Goal: Omit all images, then repeat exactly the lines below from the one containing "What TikZ code" through the one containing "(0,0) rectangle (709,501);", both ends included.

Records from a data source:
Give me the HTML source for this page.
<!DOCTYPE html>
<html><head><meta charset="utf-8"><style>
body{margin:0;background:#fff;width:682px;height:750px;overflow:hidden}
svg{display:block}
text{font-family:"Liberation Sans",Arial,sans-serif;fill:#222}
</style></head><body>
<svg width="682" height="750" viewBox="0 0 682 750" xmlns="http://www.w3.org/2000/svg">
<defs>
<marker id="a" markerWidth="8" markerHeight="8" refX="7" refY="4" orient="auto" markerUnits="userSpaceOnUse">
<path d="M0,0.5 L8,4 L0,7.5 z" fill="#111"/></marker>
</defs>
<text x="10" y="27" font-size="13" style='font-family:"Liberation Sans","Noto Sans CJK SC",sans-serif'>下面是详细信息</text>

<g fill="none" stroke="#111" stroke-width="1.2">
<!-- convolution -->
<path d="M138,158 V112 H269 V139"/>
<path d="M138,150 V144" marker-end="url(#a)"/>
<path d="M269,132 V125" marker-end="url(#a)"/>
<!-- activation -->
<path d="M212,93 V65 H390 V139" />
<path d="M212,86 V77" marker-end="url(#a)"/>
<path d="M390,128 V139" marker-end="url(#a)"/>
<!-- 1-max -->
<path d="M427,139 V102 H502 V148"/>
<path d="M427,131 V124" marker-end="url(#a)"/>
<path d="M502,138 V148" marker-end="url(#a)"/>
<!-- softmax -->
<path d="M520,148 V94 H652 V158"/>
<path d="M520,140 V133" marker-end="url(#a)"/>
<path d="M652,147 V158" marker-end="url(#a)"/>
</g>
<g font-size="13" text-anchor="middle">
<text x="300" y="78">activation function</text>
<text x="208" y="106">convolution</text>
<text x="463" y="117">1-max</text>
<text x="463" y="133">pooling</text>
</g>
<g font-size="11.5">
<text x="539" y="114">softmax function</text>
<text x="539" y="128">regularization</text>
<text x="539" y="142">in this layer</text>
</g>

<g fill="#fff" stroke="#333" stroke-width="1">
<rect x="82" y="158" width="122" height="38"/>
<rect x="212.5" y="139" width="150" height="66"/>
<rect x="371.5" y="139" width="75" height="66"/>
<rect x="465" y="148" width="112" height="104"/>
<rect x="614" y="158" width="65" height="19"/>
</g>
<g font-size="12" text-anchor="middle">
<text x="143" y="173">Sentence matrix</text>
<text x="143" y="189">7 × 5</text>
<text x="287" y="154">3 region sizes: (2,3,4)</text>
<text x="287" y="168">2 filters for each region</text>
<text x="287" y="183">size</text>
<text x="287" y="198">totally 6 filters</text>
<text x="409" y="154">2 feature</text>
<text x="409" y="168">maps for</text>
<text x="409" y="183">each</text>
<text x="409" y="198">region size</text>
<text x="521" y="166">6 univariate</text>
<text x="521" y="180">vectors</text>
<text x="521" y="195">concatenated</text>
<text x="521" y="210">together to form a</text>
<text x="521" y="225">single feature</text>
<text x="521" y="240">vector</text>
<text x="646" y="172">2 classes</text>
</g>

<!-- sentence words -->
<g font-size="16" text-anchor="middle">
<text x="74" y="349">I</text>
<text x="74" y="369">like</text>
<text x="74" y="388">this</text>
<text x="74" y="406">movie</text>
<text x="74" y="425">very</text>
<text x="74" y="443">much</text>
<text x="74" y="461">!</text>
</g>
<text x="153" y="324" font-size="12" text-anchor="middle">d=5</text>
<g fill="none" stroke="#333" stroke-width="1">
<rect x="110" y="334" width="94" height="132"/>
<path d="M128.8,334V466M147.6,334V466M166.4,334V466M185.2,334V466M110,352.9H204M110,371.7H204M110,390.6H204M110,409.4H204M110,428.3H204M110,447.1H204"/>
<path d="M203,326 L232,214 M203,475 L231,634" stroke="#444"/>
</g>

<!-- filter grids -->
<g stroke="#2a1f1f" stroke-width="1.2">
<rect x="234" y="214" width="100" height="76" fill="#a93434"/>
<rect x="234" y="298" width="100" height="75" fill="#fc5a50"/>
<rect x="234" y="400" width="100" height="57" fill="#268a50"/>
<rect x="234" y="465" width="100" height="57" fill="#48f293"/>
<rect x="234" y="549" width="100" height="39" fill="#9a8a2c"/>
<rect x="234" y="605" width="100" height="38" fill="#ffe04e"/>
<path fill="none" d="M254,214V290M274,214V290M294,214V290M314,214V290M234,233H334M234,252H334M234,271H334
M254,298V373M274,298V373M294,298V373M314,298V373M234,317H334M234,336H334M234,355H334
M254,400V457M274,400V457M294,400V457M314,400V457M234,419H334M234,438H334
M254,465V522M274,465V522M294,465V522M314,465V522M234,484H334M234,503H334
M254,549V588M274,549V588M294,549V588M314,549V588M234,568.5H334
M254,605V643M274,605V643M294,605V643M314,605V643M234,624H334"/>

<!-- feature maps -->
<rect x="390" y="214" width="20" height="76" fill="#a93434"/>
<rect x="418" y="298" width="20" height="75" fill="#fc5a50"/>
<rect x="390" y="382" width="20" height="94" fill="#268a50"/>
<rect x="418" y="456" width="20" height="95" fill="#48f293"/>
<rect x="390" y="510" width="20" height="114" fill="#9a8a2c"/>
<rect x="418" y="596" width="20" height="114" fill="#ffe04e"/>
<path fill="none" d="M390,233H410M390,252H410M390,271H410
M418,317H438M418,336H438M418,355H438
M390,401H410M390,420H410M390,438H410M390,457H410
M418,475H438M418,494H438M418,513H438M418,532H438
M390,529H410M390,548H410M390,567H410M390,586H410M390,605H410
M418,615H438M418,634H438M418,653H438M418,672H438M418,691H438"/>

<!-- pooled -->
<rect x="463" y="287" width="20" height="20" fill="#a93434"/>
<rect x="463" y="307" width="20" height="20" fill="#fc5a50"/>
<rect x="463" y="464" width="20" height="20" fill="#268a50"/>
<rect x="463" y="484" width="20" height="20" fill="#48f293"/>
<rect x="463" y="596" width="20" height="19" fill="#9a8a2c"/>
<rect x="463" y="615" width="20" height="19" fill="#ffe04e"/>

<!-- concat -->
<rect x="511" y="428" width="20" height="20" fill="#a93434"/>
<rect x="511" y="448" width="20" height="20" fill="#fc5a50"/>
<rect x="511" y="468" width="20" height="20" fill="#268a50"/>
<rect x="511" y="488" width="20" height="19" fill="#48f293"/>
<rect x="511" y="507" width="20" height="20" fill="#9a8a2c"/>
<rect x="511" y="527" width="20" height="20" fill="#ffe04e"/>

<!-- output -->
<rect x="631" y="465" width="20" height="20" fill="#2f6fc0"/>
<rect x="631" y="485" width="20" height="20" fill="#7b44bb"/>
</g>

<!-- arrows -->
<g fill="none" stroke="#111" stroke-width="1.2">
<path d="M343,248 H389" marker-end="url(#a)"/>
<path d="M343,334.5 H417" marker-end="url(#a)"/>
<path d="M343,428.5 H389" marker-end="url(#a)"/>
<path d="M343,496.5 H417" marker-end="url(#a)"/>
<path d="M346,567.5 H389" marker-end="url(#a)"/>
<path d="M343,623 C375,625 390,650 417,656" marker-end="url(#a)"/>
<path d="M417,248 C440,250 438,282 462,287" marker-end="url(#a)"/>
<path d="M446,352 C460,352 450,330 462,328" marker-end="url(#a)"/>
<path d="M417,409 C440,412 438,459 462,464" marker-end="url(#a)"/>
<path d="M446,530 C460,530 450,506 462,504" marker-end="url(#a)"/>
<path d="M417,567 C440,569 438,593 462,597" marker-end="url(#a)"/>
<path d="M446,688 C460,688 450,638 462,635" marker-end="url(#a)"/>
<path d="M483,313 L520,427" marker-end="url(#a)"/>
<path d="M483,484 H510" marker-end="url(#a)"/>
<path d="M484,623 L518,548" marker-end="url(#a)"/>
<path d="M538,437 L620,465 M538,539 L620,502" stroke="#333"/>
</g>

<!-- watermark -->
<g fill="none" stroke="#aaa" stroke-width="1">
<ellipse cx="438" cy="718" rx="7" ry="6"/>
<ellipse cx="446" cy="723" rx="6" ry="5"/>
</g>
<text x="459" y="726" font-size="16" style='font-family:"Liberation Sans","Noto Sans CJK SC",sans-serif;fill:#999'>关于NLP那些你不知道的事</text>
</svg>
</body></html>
---
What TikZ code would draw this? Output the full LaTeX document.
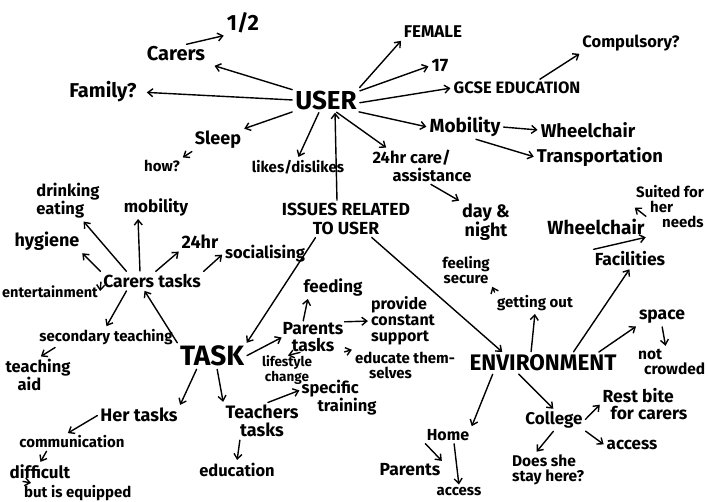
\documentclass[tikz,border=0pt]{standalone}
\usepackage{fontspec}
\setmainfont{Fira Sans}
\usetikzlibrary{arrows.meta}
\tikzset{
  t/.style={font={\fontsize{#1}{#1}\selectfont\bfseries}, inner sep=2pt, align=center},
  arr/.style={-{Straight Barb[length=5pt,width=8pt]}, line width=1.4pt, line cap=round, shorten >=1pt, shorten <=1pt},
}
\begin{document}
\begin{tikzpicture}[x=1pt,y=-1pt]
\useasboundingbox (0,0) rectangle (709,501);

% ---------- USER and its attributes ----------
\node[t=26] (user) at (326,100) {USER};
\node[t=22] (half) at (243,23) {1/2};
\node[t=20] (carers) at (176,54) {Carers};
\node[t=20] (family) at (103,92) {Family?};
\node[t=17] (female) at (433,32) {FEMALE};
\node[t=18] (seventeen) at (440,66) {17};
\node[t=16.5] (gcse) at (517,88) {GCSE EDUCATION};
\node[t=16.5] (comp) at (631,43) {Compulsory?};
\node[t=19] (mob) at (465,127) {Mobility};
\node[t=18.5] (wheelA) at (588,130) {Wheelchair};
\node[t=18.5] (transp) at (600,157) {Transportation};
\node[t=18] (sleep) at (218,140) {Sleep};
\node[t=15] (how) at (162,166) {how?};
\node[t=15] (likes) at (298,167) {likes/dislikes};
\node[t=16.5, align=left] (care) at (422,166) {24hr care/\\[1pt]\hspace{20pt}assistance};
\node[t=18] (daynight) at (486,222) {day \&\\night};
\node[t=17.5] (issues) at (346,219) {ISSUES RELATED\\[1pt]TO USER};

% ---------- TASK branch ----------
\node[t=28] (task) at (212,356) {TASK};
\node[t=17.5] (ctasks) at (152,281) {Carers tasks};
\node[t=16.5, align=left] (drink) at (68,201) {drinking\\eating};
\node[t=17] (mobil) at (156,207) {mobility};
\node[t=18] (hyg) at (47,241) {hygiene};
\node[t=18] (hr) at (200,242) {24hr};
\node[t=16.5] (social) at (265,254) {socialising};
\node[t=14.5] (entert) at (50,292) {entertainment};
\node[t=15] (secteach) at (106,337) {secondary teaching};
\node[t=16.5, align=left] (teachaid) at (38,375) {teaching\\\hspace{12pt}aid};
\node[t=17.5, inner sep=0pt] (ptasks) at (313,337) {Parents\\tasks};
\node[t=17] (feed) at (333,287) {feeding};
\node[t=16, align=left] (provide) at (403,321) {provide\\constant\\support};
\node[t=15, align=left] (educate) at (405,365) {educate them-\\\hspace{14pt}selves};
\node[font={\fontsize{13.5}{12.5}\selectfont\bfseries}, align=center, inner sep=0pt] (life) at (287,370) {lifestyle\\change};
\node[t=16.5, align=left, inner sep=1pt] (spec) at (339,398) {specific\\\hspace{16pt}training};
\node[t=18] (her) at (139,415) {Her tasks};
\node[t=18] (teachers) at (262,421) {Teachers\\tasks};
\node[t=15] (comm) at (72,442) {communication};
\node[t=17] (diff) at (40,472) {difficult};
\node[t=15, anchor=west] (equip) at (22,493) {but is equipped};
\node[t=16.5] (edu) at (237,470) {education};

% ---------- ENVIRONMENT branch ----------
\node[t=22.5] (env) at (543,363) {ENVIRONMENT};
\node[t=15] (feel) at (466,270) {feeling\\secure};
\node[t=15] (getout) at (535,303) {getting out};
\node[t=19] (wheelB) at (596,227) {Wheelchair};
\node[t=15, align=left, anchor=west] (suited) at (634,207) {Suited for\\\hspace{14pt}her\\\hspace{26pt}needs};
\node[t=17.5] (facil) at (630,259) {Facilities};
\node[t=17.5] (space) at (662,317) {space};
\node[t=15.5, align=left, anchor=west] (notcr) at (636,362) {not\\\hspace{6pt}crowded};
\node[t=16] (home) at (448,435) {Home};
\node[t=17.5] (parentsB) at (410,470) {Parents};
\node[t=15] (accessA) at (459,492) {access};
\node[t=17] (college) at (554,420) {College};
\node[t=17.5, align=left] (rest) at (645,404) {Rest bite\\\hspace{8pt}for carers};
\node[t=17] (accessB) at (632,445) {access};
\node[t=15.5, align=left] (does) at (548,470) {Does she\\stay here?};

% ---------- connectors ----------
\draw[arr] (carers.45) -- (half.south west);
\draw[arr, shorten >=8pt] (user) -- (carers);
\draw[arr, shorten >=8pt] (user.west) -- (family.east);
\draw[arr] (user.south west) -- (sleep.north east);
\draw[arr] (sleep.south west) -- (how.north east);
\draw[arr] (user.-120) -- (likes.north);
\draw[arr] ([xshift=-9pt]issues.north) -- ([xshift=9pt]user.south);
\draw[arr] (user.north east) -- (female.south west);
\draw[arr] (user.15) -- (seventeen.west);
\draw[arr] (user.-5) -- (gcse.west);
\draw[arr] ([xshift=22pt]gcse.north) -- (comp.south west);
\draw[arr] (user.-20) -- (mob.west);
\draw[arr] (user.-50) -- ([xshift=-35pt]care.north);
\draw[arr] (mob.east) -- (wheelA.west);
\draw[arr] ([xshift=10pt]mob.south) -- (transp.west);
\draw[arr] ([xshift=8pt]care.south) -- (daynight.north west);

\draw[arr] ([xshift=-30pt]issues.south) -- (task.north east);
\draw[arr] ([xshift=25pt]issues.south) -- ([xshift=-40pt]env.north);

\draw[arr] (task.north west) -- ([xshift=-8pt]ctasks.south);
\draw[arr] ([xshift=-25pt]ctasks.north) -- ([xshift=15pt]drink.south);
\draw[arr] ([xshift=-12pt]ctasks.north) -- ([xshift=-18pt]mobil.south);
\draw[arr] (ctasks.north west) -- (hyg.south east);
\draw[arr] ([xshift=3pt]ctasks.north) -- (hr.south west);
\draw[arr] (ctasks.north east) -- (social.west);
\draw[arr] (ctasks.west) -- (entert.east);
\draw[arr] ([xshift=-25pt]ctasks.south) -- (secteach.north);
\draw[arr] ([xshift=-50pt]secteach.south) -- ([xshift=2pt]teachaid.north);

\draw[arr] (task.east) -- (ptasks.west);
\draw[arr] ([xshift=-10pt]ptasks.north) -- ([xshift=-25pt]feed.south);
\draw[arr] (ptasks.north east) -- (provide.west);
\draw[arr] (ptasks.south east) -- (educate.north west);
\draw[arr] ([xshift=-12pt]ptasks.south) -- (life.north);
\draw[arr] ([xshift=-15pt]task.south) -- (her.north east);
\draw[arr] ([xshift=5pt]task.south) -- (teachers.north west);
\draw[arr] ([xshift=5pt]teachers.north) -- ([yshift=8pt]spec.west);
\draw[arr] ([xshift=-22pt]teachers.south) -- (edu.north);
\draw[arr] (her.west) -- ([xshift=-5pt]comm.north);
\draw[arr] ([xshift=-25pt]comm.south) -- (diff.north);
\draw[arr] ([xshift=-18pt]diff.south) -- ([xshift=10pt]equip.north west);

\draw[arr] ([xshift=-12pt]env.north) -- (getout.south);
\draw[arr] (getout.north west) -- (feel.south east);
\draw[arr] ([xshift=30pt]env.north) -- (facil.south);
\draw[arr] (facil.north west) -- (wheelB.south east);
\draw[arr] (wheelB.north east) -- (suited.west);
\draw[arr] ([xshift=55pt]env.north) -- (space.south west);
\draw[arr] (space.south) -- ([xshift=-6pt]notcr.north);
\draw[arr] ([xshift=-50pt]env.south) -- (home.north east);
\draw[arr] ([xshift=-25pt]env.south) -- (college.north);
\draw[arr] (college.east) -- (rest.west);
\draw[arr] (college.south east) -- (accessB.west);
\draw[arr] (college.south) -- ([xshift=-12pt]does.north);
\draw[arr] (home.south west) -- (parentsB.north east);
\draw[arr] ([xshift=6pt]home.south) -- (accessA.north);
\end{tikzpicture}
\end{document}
---
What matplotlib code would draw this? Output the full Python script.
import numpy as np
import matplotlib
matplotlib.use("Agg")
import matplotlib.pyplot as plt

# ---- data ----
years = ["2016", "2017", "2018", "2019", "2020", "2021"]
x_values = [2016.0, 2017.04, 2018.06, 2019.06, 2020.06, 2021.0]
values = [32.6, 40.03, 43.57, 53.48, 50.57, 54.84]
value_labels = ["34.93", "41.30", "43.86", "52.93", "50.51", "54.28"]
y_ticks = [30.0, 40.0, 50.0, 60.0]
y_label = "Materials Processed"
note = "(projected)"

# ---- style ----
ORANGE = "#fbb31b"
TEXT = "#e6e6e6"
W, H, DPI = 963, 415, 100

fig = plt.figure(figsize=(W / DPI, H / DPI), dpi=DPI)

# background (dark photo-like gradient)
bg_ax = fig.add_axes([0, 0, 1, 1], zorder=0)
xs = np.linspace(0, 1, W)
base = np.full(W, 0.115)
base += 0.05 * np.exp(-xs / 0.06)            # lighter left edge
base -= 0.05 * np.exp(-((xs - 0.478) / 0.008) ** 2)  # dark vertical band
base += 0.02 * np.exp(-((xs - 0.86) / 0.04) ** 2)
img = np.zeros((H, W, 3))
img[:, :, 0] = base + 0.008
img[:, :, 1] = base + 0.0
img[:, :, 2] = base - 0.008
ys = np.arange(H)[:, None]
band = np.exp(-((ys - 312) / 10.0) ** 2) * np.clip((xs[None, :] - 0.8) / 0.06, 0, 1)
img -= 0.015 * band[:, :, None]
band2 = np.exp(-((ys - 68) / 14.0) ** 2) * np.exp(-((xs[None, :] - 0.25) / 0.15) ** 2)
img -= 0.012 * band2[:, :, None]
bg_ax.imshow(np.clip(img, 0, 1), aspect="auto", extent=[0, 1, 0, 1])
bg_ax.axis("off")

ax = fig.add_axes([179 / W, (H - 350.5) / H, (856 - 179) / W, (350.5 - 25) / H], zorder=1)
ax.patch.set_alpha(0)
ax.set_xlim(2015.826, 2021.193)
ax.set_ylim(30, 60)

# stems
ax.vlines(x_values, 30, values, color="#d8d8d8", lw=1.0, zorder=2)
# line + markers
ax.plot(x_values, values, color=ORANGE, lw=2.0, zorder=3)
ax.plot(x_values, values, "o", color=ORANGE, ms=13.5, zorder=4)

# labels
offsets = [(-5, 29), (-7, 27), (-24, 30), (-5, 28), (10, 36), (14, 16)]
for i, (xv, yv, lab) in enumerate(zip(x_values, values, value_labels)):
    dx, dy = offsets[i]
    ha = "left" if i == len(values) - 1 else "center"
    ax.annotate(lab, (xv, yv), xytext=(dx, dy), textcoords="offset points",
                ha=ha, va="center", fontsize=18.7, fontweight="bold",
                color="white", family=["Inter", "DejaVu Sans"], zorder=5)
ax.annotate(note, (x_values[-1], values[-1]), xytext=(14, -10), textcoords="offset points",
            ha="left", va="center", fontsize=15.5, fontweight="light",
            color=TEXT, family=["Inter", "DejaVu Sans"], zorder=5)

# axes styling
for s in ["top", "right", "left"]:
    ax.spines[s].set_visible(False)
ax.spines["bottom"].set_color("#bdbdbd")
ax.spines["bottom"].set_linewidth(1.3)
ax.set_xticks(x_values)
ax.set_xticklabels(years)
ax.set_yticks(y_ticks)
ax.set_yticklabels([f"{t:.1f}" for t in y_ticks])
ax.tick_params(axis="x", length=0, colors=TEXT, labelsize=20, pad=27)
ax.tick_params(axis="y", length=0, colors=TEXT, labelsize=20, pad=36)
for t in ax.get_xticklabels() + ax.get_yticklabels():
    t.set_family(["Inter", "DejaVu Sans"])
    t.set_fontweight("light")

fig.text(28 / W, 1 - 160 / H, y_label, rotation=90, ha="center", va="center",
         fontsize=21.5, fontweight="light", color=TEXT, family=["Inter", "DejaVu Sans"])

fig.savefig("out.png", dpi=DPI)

Task result:
What TikZ code would draw this? Output the full LaTeX document.
\documentclass[tikz,border=0pt]{standalone}
\usepackage{fontspec}
\setmainfont{Fira Sans}
\usetikzlibrary{arrows.meta}
\tikzset{
  t/.style={font={\fontsize{#1}{#1}\selectfont\bfseries}, inner sep=2pt, align=center},
  arr/.style={-{Straight Barb[length=5pt,width=8pt]}, line width=1.4pt, line cap=round, shorten >=1pt, shorten <=1pt},
}
\begin{document}
\begin{tikzpicture}[x=1pt,y=-1pt]
\useasboundingbox (0,0) rectangle (709,501);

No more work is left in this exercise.